SHORT TASK
Filter the lines below, copying only those with the string "LaTeX".

DATA TO USE

|---|

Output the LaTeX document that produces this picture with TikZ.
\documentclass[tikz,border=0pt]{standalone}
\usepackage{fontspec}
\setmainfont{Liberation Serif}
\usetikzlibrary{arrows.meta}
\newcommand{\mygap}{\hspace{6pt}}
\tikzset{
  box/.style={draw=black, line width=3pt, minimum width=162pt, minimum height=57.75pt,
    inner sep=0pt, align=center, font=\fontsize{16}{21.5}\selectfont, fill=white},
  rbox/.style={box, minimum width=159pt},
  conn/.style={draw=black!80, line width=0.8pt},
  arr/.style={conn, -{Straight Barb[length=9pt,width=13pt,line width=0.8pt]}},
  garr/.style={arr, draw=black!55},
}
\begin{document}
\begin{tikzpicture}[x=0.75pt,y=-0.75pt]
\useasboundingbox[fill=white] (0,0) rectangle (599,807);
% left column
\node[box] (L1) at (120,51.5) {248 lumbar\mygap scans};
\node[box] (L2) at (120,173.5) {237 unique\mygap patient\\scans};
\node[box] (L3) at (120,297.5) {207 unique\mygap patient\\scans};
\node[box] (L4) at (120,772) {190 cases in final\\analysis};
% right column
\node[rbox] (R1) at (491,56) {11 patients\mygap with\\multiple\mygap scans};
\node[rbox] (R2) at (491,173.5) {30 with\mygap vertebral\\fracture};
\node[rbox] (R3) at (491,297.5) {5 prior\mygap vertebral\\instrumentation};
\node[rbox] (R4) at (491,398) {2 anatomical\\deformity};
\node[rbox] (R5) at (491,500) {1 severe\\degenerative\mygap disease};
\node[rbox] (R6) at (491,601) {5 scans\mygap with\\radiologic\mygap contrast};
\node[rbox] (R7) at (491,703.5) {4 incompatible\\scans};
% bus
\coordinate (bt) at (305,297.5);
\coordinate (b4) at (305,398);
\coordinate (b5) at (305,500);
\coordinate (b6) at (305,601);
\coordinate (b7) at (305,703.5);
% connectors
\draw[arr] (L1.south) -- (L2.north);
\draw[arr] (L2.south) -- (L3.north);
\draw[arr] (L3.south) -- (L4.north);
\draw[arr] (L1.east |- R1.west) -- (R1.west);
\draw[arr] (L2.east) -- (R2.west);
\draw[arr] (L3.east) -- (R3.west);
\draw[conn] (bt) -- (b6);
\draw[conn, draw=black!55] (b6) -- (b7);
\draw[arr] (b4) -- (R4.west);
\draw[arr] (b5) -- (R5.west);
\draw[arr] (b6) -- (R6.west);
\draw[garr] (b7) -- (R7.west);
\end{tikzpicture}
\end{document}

|---|

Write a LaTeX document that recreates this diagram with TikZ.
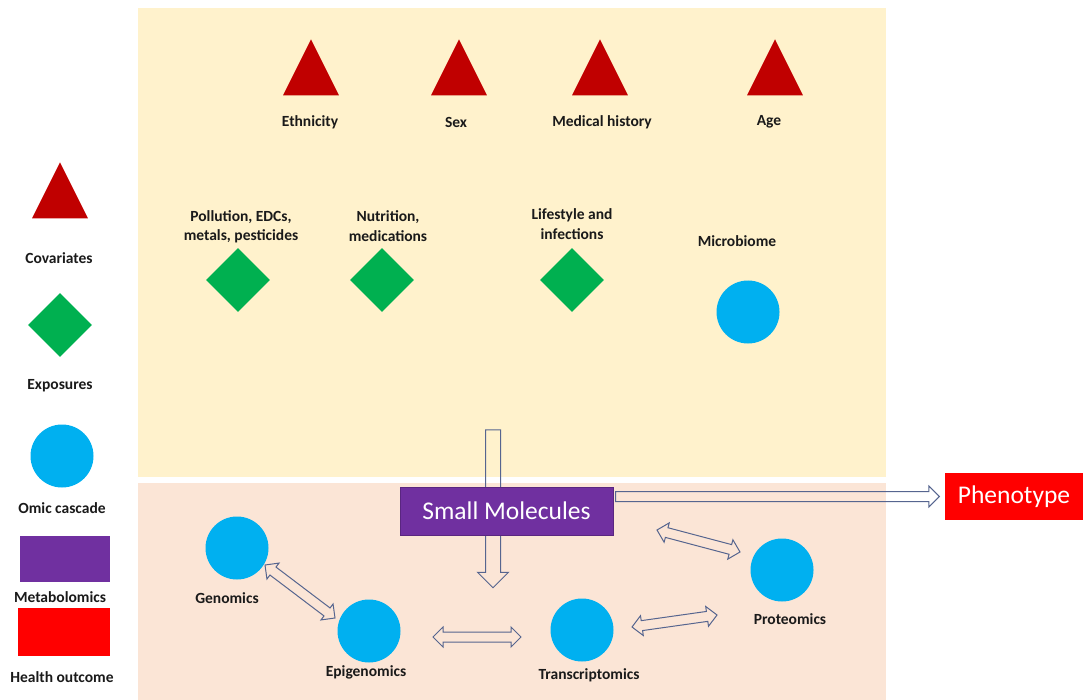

|---|

EXERCISE RESULT
Output the LaTeX document that produces this picture with TikZ.
Write a LaTeX document that recreates this diagram with TikZ.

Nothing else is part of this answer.